Outside the Heritage Centre is a statue of Annie Moore and her two brothers; she was the first immigrant to be processed in 1892 on New York's Ellis Island, the doorway beside the welcoming arms of the Statue of Liberty. For millions of Irish - an estimated 2½ million of the 6½ million who set off in search of something better - the final sighting of their homeland, as they took their leave for the US, Canada, Australia and even South America and South Africa, was a lingering backward glance at the receding shores of Cobh (or Queenstown) and its coast. Few returned, leaving that task to their many descendants.
They drop by, as an extension to an obligatory Ring of Kerry jaunt, or on a train that whips you down from Cork in less than half an hour.
They, and you, are drawn inexorably to the original pier where the uncertain but hope-filled passengers boarded ferries to take them out to ships waiting in the harbour. They did not take a drink at the Titanic Bar in the garishly yellow port administration building but you can, as you can in a series of warm and welcoming pubs along streets that have played host to hordes in tumultuous times.
You may need a drink after scaling the heights to the cathedral, where the carillon, if not actually playing Dance of the Cuckoos, is inspiring the song's infectious passage through your mind.
Wesley's sinkhole of sinners seems to have survived intact, if those who waylaid me in my meander though the public houses, seemingly intent upon being propelled out of them later in the evening, were any indication. Fine citizens all, of what was once a crossroad of the world that now has just enough fame to keep it content.

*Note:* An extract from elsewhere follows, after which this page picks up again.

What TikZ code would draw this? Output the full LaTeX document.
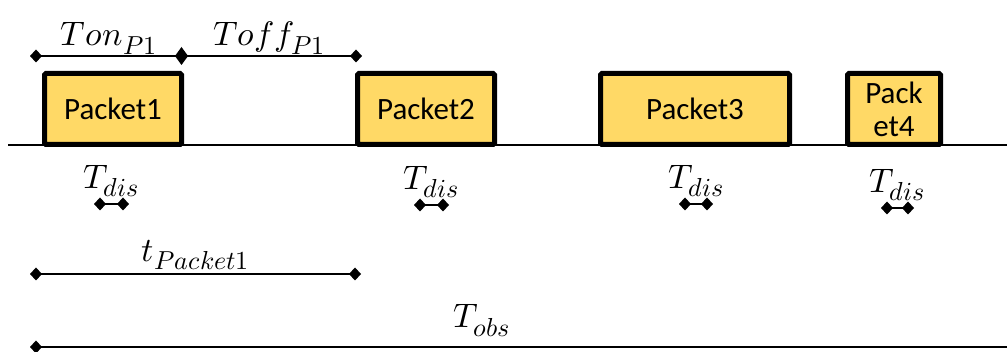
\documentclass[tikz,border=0pt]{standalone}
\usepackage{fontspec}
\usepackage{unicode-math}
\setmainfont{Carlito}
\setmathfont{Latin Modern Math}
\DeclareMathSizes{34}{34}{26}{20}
\usetikzlibrary{arrows.meta, positioning}
\definecolor{packetfill}{HTML}{FFD966}

\begin{document}
\begin{tikzpicture}[x=1pt, y=-1pt,
    packet/.style={draw, line width=5pt, fill=packetfill, minimum height=71pt,
        rounded corners=1.5pt, inner sep=0pt, align=center,
        font=\fontsize{31}{33}\selectfont},
    span/.style={line width=1.8pt, shorten <=-6pt, shorten >=-6pt,
        {Diamond[length=12pt,width=13pt]}-{Diamond[length=12pt,width=13pt]}},
    lbl/.style={font=\fontsize{34}{36}\selectfont, inner sep=1pt}]
    \useasboundingbox (0,0) rectangle (1007,352);

    % Time axis
    \coordinate (axL) at (8,145);
    \coordinate (axR) at (1007,145);
    \draw[line width=1.6pt] (axL) -- (axR);

    % Packets on the axis
    \node[packet, minimum width=137pt] (p1) at (113,109) {Packet1};
    \node[packet, minimum width=137pt] (p2) at (426,109) {Packet2};
    \node[packet, minimum width=189pt] (p3) at (695,109) {Packet3};
    \node[packet, minimum width=93pt]  (p4) at (894,109) {Pack\\et4};

    % On / off periods of packet 1
    \coordinate (on0) at (36,56);
    \coordinate (on1) at (182,56);
    \coordinate (off1) at (356,56);
    \draw[span, {Diamond[length=12pt,width=13pt]}-{Diamond[length=13pt,width=18pt]}]
        (on0) -- node[lbl, above] (tonlbl) {$Ton_{P1}$} (on1);
    \draw[span] (on1) -- node[lbl, above] (tofflbl) {$Toff_{P1}$} (off1);

    % Display times under each packet
    \foreach \i/\xa/\xb/\yy in {1/100/123/204, 2/420/443/205, 3/685/707/204, 4/887/908/208} {
        \coordinate (d\i a) at (\xa,\yy);
        \coordinate (d\i b) at (\xb,\yy);
        \draw[span] (d\i a) -- node[lbl, above=5pt] (dis\i) {$T_{dis}$} (d\i b);
    }

    % Duration of packet 1
    \coordinate (tp0) at (36,274);
    \coordinate (tp1) at (355,274);
    \draw[span] (tp0) -- node[lbl, above=2pt] (tplbl) {$t_{Packet1}$} (tp1);

    % Observation window
    \coordinate (obs0) at (36,347);
    \coordinate (obs1) at (1013,347);
    \draw[span, line width=2.2pt] (obs0) -- (obs1);
    \node[lbl, anchor=base] (obslbl) at (482,328) {$T_{obs}$};
\end{tikzpicture}
\end{document}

In that, it could have the edge on Rudolph Valentino.
The 100th anniversary of the sinking of the Titanic is in April next year.
Qantas flies daily from Sydney to Cork via Heathrow, priced from $2232 (13 13 13, qantas.com), partnering with Aer Lingus for the Heathrow-Cork sector. Trains to Cobh leave daily from Cork's Kent Station. 1850 366 222, irishrail.ie.
Cobh has a selection of bed-and-breakfasts and hotels, cobhaccommodation.ebook
ireland.com. Cork has a wider range of accommodation, goireland.com/.
See + do
Cobh Heritage Centre is open daily from 9.30am-5pm (October-April) and 9.30am-6pm (May-October) . Admission €7.50 ($10) an adult, €4 a child. The Blessing of the Bonnets ceremony takes place at the Heritage Centre each August. +353 21 4813 591, cobhheritage.com.
Michael Martin's Titanic Trail walking tours depart from Cobh's Commodore Hotel at 11am (October-March) and again at 2pm (June-August only) and are priced from €9.50-€12.50 an adult, +353 21 4815 211, titanic-trail.com. Martin's Spike Island tours take place daily from Kennedy Pier at 2pm, priced from €12.50, +353 21 4811 485, spikeislandcork.com.